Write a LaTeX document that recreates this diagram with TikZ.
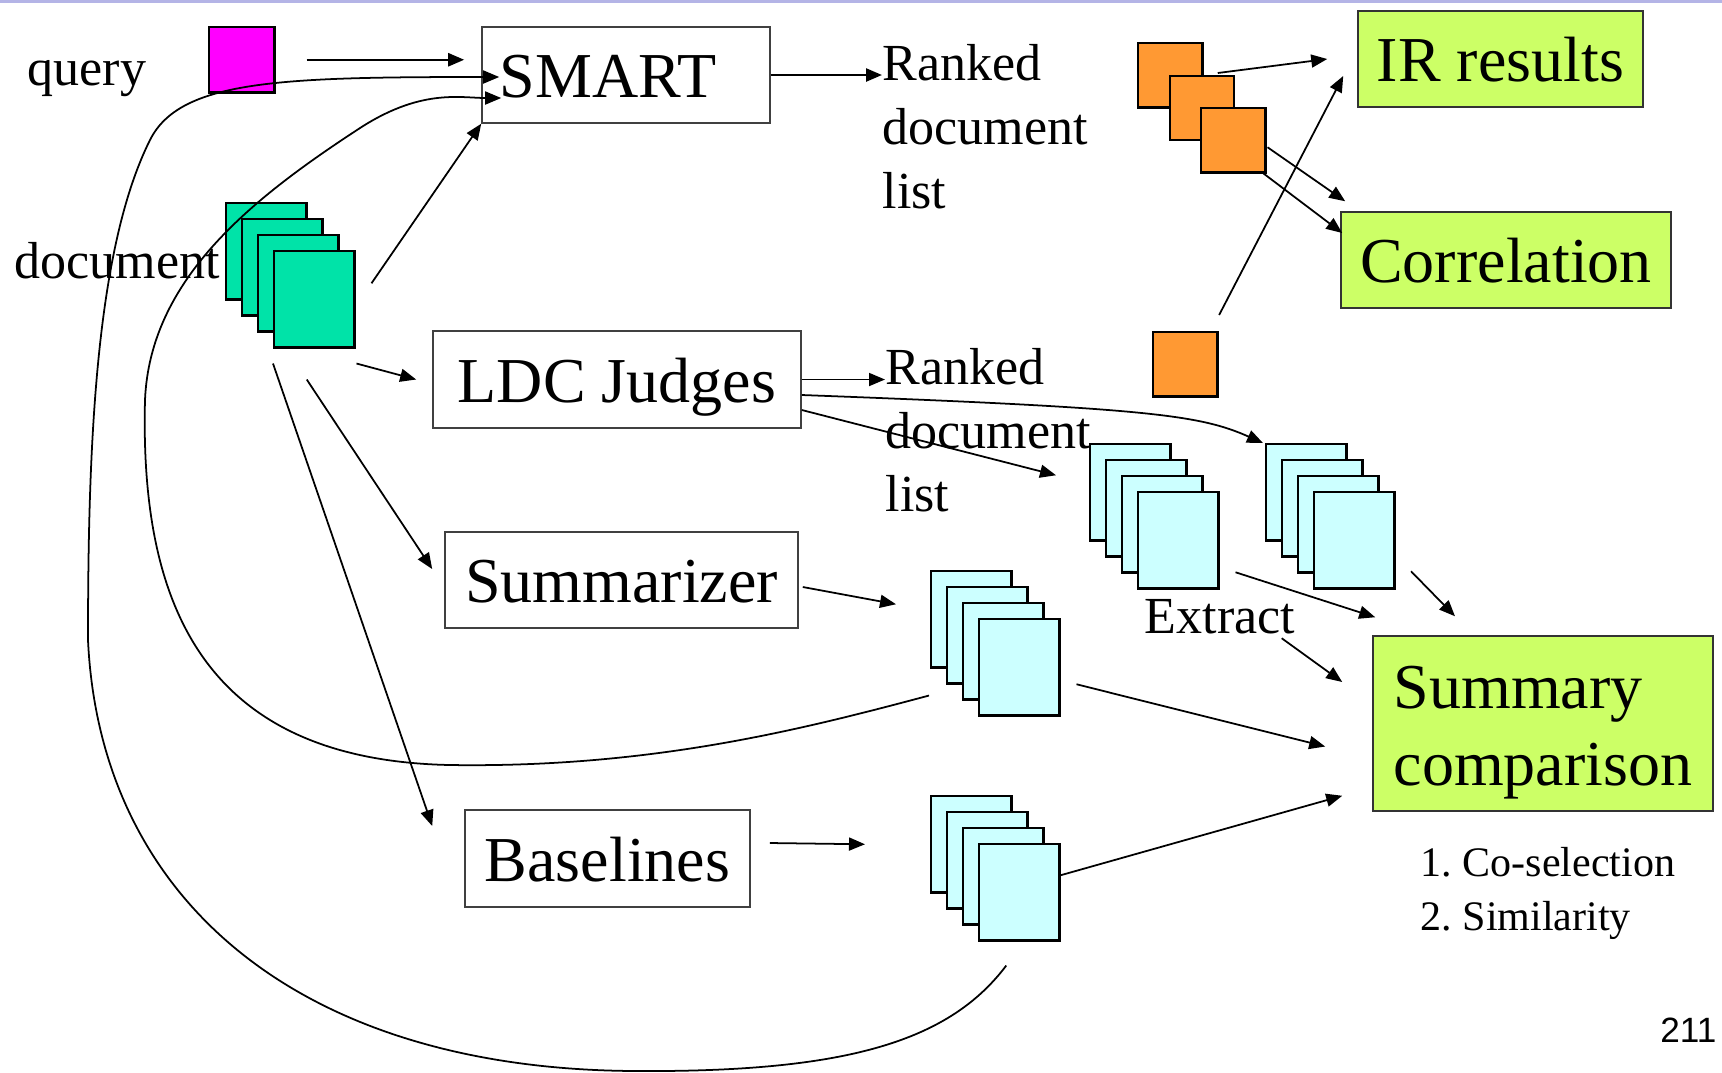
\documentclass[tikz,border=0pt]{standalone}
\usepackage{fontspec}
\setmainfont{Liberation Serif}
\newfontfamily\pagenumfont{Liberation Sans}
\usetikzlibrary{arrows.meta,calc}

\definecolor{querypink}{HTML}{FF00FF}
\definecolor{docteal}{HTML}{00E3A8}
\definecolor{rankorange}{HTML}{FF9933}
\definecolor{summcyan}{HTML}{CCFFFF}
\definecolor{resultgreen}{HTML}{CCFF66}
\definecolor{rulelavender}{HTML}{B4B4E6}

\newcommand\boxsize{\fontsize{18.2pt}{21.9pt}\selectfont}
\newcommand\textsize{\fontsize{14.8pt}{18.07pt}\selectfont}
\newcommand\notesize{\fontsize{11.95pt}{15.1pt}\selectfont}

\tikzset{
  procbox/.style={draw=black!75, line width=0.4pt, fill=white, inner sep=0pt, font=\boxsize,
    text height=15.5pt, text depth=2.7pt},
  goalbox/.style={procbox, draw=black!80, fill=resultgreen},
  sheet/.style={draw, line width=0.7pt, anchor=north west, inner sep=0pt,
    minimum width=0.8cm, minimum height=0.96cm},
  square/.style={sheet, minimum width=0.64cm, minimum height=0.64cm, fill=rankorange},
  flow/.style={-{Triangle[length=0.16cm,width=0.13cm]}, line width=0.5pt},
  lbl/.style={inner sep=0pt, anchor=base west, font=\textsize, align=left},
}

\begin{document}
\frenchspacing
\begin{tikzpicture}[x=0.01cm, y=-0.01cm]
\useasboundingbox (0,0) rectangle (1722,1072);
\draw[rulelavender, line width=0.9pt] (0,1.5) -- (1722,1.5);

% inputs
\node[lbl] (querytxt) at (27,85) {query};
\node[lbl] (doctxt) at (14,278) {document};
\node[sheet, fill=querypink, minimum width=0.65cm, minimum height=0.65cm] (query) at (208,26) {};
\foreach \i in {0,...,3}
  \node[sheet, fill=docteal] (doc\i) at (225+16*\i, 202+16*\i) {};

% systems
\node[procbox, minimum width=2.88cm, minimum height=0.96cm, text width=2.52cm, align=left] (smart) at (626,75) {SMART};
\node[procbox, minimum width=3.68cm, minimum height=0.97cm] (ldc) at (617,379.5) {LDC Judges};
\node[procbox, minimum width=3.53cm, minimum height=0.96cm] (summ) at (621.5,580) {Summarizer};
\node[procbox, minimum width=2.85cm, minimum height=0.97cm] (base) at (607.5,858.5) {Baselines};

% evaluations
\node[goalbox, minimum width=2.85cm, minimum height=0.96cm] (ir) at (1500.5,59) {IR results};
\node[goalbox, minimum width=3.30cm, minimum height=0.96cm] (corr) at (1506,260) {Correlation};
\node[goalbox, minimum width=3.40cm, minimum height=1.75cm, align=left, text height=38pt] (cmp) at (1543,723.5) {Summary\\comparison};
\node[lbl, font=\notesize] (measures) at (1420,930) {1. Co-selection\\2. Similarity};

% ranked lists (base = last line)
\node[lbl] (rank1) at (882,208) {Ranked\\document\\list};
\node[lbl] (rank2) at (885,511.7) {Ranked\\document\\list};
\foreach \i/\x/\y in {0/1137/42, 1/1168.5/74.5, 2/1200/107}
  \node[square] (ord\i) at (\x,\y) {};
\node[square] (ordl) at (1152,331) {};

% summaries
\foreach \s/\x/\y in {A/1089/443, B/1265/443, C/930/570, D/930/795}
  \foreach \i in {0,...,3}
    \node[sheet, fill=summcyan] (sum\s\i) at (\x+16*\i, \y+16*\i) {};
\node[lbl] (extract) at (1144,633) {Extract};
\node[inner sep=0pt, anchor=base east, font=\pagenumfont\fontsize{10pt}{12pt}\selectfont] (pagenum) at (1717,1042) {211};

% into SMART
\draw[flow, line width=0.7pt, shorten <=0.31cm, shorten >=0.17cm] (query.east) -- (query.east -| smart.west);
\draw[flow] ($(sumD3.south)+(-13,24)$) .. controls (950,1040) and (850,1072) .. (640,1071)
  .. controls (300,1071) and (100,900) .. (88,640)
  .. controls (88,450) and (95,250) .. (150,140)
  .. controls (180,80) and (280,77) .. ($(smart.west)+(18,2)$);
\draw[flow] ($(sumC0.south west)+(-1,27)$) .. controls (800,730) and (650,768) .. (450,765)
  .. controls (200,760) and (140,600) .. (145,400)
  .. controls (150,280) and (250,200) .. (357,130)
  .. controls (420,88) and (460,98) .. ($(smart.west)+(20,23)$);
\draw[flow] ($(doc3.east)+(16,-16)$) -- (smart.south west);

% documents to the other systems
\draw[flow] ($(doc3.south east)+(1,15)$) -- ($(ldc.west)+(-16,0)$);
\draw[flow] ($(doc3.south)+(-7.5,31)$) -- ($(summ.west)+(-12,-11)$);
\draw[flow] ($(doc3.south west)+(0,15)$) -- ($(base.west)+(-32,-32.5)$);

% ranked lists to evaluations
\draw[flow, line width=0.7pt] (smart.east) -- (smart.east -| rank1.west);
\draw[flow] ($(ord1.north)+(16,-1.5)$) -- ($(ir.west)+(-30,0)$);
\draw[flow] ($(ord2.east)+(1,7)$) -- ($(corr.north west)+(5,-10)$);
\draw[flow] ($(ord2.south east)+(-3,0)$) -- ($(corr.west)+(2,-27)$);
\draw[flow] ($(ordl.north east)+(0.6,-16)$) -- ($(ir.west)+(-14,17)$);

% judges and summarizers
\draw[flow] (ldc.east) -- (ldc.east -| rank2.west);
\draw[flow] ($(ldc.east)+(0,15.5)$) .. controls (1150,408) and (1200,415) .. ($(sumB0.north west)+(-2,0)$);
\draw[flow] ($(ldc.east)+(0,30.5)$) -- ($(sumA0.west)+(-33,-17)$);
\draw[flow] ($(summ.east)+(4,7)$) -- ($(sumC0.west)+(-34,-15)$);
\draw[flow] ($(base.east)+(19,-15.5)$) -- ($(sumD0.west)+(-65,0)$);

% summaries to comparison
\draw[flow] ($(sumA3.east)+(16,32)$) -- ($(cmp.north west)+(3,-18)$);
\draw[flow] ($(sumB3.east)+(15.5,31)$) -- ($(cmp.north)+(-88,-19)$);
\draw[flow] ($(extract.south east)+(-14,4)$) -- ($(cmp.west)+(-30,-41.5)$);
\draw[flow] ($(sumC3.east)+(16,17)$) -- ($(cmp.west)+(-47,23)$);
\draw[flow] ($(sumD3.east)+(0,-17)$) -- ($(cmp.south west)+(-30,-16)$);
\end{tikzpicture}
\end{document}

# # #

Directive: Please transcribe the material above exactly as written. Leave the pictures out.

Answer to the exercise:
Write a LaTeX document that recreates this diagram with TikZ.
\documentclass[tikz,border=0pt]{standalone}
\usepackage{fontspec}
\setmainfont{Liberation Serif}
\newfontfamily\pagenumfont{Liberation Sans}
\usetikzlibrary{arrows.meta,calc}

\definecolor{querypink}{HTML}{FF00FF}
\definecolor{docteal}{HTML}{00E3A8}
\definecolor{rankorange}{HTML}{FF9933}
\definecolor{summcyan}{HTML}{CCFFFF}
\definecolor{resultgreen}{HTML}{CCFF66}
\definecolor{rulelavender}{HTML}{B4B4E6}

\newcommand\boxsize{\fontsize{18.2pt}{21.9pt}\selectfont}
\newcommand\textsize{\fontsize{14.8pt}{18.07pt}\selectfont}
\newcommand\notesize{\fontsize{11.95pt}{15.1pt}\selectfont}

\tikzset{
  procbox/.style={draw=black!75, line width=0.4pt, fill=white, inner sep=0pt, font=\boxsize,
    text height=15.5pt, text depth=2.7pt},
  goalbox/.style={procbox, draw=black!80, fill=resultgreen},
  sheet/.style={draw, line width=0.7pt, anchor=north west, inner sep=0pt,
    minimum width=0.8cm, minimum height=0.96cm},
  square/.style={sheet, minimum width=0.64cm, minimum height=0.64cm, fill=rankorange},
  flow/.style={-{Triangle[length=0.16cm,width=0.13cm]}, line width=0.5pt},
  lbl/.style={inner sep=0pt, anchor=base west, font=\textsize, align=left},
}

\begin{document}
\frenchspacing
\begin{tikzpicture}[x=0.01cm, y=-0.01cm]
\useasboundingbox (0,0) rectangle (1722,1072);
\draw[rulelavender, line width=0.9pt] (0,1.5) -- (1722,1.5);

% inputs
\node[lbl] (querytxt) at (27,85) {query};
\node[lbl] (doctxt) at (14,278) {document};
\node[sheet, fill=querypink, minimum width=0.65cm, minimum height=0.65cm] (query) at (208,26) {};
\foreach \i in {0,...,3}
  \node[sheet, fill=docteal] (doc\i) at (225+16*\i, 202+16*\i) {};

% systems
\node[procbox, minimum width=2.88cm, minimum height=0.96cm, text width=2.52cm, align=left] (smart) at (626,75) {SMART};
\node[procbox, minimum width=3.68cm, minimum height=0.97cm] (ldc) at (617,379.5) {LDC Judges};
\node[procbox, minimum width=3.53cm, minimum height=0.96cm] (summ) at (621.5,580) {Summarizer};
\node[procbox, minimum width=2.85cm, minimum height=0.97cm] (base) at (607.5,858.5) {Baselines};

% evaluations
\node[goalbox, minimum width=2.85cm, minimum height=0.96cm] (ir) at (1500.5,59) {IR results};
\node[goalbox, minimum width=3.30cm, minimum height=0.96cm] (corr) at (1506,260) {Correlation};
\node[goalbox, minimum width=3.40cm, minimum height=1.75cm, align=left, text height=38pt] (cmp) at (1543,723.5) {Summary\\comparison};
\node[lbl, font=\notesize] (measures) at (1420,930) {1. Co-selection\\2. Similarity};

% ranked lists (base = last line)
\node[lbl] (rank1) at (882,208) {Ranked\\document\\list};
\node[lbl] (rank2) at (885,511.7) {Ranked\\document\\list};
\foreach \i/\x/\y in {0/1137/42, 1/1168.5/74.5, 2/1200/107}
  \node[square] (ord\i) at (\x,\y) {};
\node[square] (ordl) at (1152,331) {};

% summaries
\foreach \s/\x/\y in {A/1089/443, B/1265/443, C/930/570, D/930/795}
  \foreach \i in {0,...,3}
    \node[sheet, fill=summcyan] (sum\s\i) at (\x+16*\i, \y+16*\i) {};
\node[lbl] (extract) at (1144,633) {Extract};
\node[inner sep=0pt, anchor=base east, font=\pagenumfont\fontsize{10pt}{12pt}\selectfont] (pagenum) at (1717,1042) {211};

% into SMART
\draw[flow, line width=0.7pt, shorten <=0.31cm, shorten >=0.17cm] (query.east) -- (query.east -| smart.west);
\draw[flow] ($(sumD3.south)+(-13,24)$) .. controls (950,1040) and (850,1072) .. (640,1071)
  .. controls (300,1071) and (100,900) .. (88,640)
  .. controls (88,450) and (95,250) .. (150,140)
  .. controls (180,80) and (280,77) .. ($(smart.west)+(18,2)$);
\draw[flow] ($(sumC0.south west)+(-1,27)$) .. controls (800,730) and (650,768) .. (450,765)
  .. controls (200,760) and (140,600) .. (145,400)
  .. controls (150,280) and (250,200) .. (357,130)
  .. controls (420,88) and (460,98) .. ($(smart.west)+(20,23)$);
\draw[flow] ($(doc3.east)+(16,-16)$) -- (smart.south west);

% documents to the other systems
\draw[flow] ($(doc3.south east)+(1,15)$) -- ($(ldc.west)+(-16,0)$);
\draw[flow] ($(doc3.south)+(-7.5,31)$) -- ($(summ.west)+(-12,-11)$);
\draw[flow] ($(doc3.south west)+(0,15)$) -- ($(base.west)+(-32,-32.5)$);

% ranked lists to evaluations
\draw[flow, line width=0.7pt] (smart.east) -- (smart.east -| rank1.west);
\draw[flow] ($(ord1.north)+(16,-1.5)$) -- ($(ir.west)+(-30,0)$);
\draw[flow] ($(ord2.east)+(1,7)$) -- ($(corr.north west)+(5,-10)$);
\draw[flow] ($(ord2.south east)+(-3,0)$) -- ($(corr.west)+(2,-27)$);
\draw[flow] ($(ordl.north east)+(0.6,-16)$) -- ($(ir.west)+(-14,17)$);

% judges and summarizers
\draw[flow] (ldc.east) -- (ldc.east -| rank2.west);
\draw[flow] ($(ldc.east)+(0,15.5)$) .. controls (1150,408) and (1200,415) .. ($(sumB0.north west)+(-2,0)$);
\draw[flow] ($(ldc.east)+(0,30.5)$) -- ($(sumA0.west)+(-33,-17)$);
\draw[flow] ($(summ.east)+(4,7)$) -- ($(sumC0.west)+(-34,-15)$);
\draw[flow] ($(base.east)+(19,-15.5)$) -- ($(sumD0.west)+(-65,0)$);

% summaries to comparison
\draw[flow] ($(sumA3.east)+(16,32)$) -- ($(cmp.north west)+(3,-18)$);
\draw[flow] ($(sumB3.east)+(15.5,31)$) -- ($(cmp.north)+(-88,-19)$);
\draw[flow] ($(extract.south east)+(-14,4)$) -- ($(cmp.west)+(-30,-41.5)$);
\draw[flow] ($(sumC3.east)+(16,17)$) -- ($(cmp.west)+(-47,23)$);
\draw[flow] ($(sumD3.east)+(0,-17)$) -- ($(cmp.south west)+(-30,-16)$);
\end{tikzpicture}
\end{document}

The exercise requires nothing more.